Usando una metáfora que desarrollé en otro lugar, las comunidades religiosas son como los sistemas ecológicos, concebidos para mantener formas poco comunes de vida. Un espécimen raro de rana necesita su propio ecosistema para florecer, e inicia su azarosa evolución de los huevecillos al renacuajo y a la rana. Si la rana se ve amenazada de extinción, hay que preparar un entorno con alimento, una charca y un clima en el que pueda desarrollarse. La vida dominicana requiere también su propio ecosistema, si queremos vivir en plenitud y predicar una palabra de vida. Pero no basta con hablar de ello; tenemos que planificar y construir diligentemente estos ecosistemas dominicanos.
Esto incumbe, en primer lugar, a cada comunidad. Toca a los hermanos y hermanas que viven juntos crear comunidades en las que no podamos solamente sobrevivir sino florecer, ofreciéndonos mutuamente "el pan de vida y el agua del cielo". Esta es la finalidad fundamental del "proyecto comunitario" propuesto por los tres últimos Capítulos Generales. Pero sólo tendrá éxito si nos atrevemos a hablarnos mutuamente sobre lo que nos impacta más profundamente como seres humanos y como dominicos. Espero que esta carta a la Orden dé pie para una discusión sobre algunos aspectos de nuestra vida dominicana. Pienso en la vida apostólica, la vida afectiva y la vida de oración. No se trata de tres partes de cada vida (vida contemplativa: 7 am. -7: 30 am.; vida apostólica: 9 am.-5 pm.; ¿y la vida afectiva?). Las tres forman parte de la plenitud de toda vida verdaderamente humana y dominicana. Nicodemo se preguntaba cómo puede uno renacer. Ese es también nuestro problema: ¿cómo podemos ayudarnos mutuamente a la hora de transformarnos para ser apóstoles de vida?
No todas las comunidades serán capaces de renovarse por sí mismas y de conseguir el ideal contemplado por nuestras Constituciones y por los recientes Capítulos Generales. Por eso, todas y cada una de las Provincias deben proponer un plan de renovación gradual de las comunidades para que los hermanos que vivan en ellas puedan florecer.
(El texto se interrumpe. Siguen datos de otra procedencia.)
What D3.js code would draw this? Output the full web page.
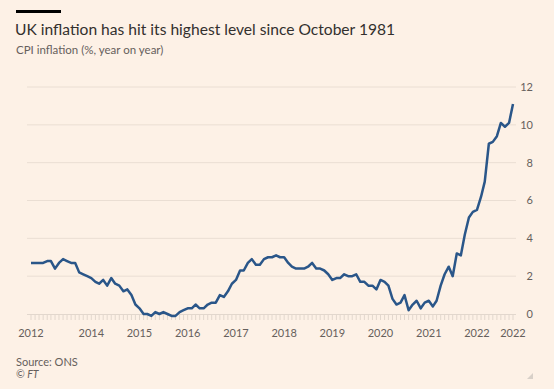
<!DOCTYPE html>
<html>
<head>
  <title>UK inflation</title>
  <style type="text/css">
    body { margin: 0; background: #fdf1e6; }
    svg { display: block; }
    text { font-family: Lato, "Open Sans", sans-serif; }
  </style>
</head>
<body>

<div id="chart"></div>

<script src="https://d3js.org/d3.v7.min.js"></script>
<script type="text/javascript">
// monthly CPI, Oct 2012 .. Oct 2022
var startMonth = [2012, 9];
var cpi2012 = [2.7, 2.7, 2.7];
var cpi2013 = [2.7, 2.8, 2.8, 2.4, 2.7, 2.9, 2.8, 2.7, 2.7, 2.2, 2.1, 2.0];
var cpi2014 = [1.9, 1.7, 1.6, 1.8, 1.5, 1.9, 1.6, 1.5, 1.2, 1.3, 1.0, 0.5];
var cpi2015 = [0.3, 0.0, 0.0, -0.1, 0.1, 0.0, 0.1, 0.0, -0.1, -0.1, 0.1, 0.2];
var cpi2016 = [0.3, 0.3, 0.5, 0.3, 0.3, 0.5, 0.6, 0.6, 1.0, 0.9, 1.2, 1.6];
var cpi2017 = [1.8, 2.3, 2.3, 2.7, 2.9, 2.6, 2.6, 2.9, 3.0, 3.0, 3.1, 3.0];
var cpi2018 = [3.0, 2.7, 2.5, 2.4, 2.4, 2.4, 2.5, 2.7, 2.4, 2.4, 2.3, 2.1];
var cpi2019 = [1.8, 1.9, 1.9, 2.1, 2.0, 2.0, 2.1, 1.7, 1.7, 1.5, 1.5, 1.3];
var cpi2020 = [1.8, 1.7, 1.5, 0.8, 0.5, 0.6, 1.0, 0.2, 0.5, 0.7, 0.3, 0.6];
var cpi2021 = [0.7, 0.4, 0.7, 1.5, 2.1, 2.5, 2.0, 3.2, 3.1, 4.2, 5.1, 5.4];
var cpi2022 = [5.5, 6.2, 7.0, 9.0, 9.1, 9.4, 10.1, 9.9, 10.1, 11.1];

// x tick labels sit on these months
var tickDates = [[2012, 9], [2014, 0], [2015, 0], [2016, 0], [2017, 0], [2018, 0],
                 [2019, 0], [2020, 0], [2021, 0], [2022, 0], [2022, 9]];
var yTicks = [0, 2, 4, 6, 8, 10, 12];

var values = [].concat(cpi2012, cpi2013, cpi2014, cpi2015, cpi2016, cpi2017,
                       cpi2018, cpi2019, cpi2020, cpi2021, cpi2022);
var data = values.map((v, i) => ({date: new Date(startMonth[0], startMonth[1] + i, 1), value: v}));

var width = 554, height = 389;

var svg = d3.select("#chart")
  .append("svg")
  .attr("width", width)
  .attr("height", height);

svg.append("rect")
  .attr("width", width)
  .attr("height", height)
  .attr("fill", "#fdf1e6");

var x = d3.scaleTime()
  .domain(d3.extent(data, d => d.date))
  .range([31, 513]);
var y = d3.scaleLinear()
  .domain([0, 12])
  .range([314, 87]);

// header
svg.append("rect")
  .attr("x", 16).attr("y", 10)
  .attr("width", 45).attr("height", 3)
  .attr("fill", "#000");

svg.append("text")
  .attr("x", 15).attr("y", 35)
  .style("font-size", "15.6px")
  .style("fill", "#33302e")
  .text("UK inflation has hit its highest level since October 1981");

svg.append("text")
  .attr("x", 16).attr("y", 54)
  .style("font-size", "11.5px")
  .style("fill", "#66605c")
  .text("CPI inflation (%, year on year)");

// gridlines
svg.append("g")
  .selectAll("line")
  .data(yTicks.filter(d => d > 0))
  .enter()
  .append("line")
  .attr("x1", 27).attr("x2", 516)
  .attr("y1", d => y(d)).attr("y2", d => y(d))
  .attr("stroke", "#eaded3")
  .attr("stroke-width", 1);

// baseline with monthly ticks
svg.append("line")
  .attr("x1", 27).attr("x2", 516)
  .attr("y1", y(0) + 0.5).attr("y2", y(0) + 0.5)
  .attr("stroke", "#e2d7cd");

svg.append("g")
  .selectAll("line")
  .data(data)
  .enter()
  .append("line")
  .attr("x1", d => x(d.date)).attr("x2", d => x(d.date))
  .attr("y1", y(0)).attr("y2", y(0) + 6)
  .attr("stroke", "#e2d7cd")
  .attr("stroke-width", 1);

// y labels
svg.append("g")
  .selectAll("text")
  .data(yTicks)
  .enter()
  .append("text")
  .attr("x", 533)
  .attr("y", d => y(d))
  .attr("dy", "0.35em")
  .attr("text-anchor", "end")
  .style("font-size", "11px")
  .style("fill", "#66605c")
  .text(d => d);

// x labels
svg.append("g")
  .selectAll("text")
  .data(tickDates)
  .enter()
  .append("text")
  .attr("x", d => x(new Date(d[0], d[1], 1)))
  .attr("y", 337)
  .attr("text-anchor", "middle")
  .style("font-size", "11px")
  .style("fill", "#66605c")
  .text(d => d[0]);

// line
var line = d3.line()
  .x(d => x(d.date))
  .y(d => y(d.value));

svg.append("path")
  .datum(data)
  .attr("d", line)
  .attr("fill", "none")
  .attr("stroke", "#2a5689")
  .attr("stroke-width", 2.5)
  .attr("stroke-linejoin", "round");

// footer
svg.append("text")
  .attr("x", 16).attr("y", 366)
  .style("font-size", "11px")
  .style("fill", "#66605c")
  .text("Source: ONS");

svg.append("text")
  .attr("x", 16).attr("y", 378)
  .style("font-size", "10.5px")
  .style("font-style", "italic")
  .style("fill", "#66605c")
  .text("\u00a9 FT");

svg.append("path")
  .attr("d", "M533,373 L533,379 L527,379 Z")
  .attr("fill", "#d8d0c8");
</script>
</body>
</html>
Y sólo a esas comunidades deberían ser asignados los hermanos jóvenes, que son los portadores de la semilla del futuro de la vida dominicana. Las Provincias morirán, a menos que planifiquen la construcción de tales comunidades. Una Provincia con tres comunidades donde los hermanos progresan en su vida dominicana tiene un futuro, con la gracia de Dios. Pero una con veinte comunidades donde apenas se sobrevive, no lo tendrá.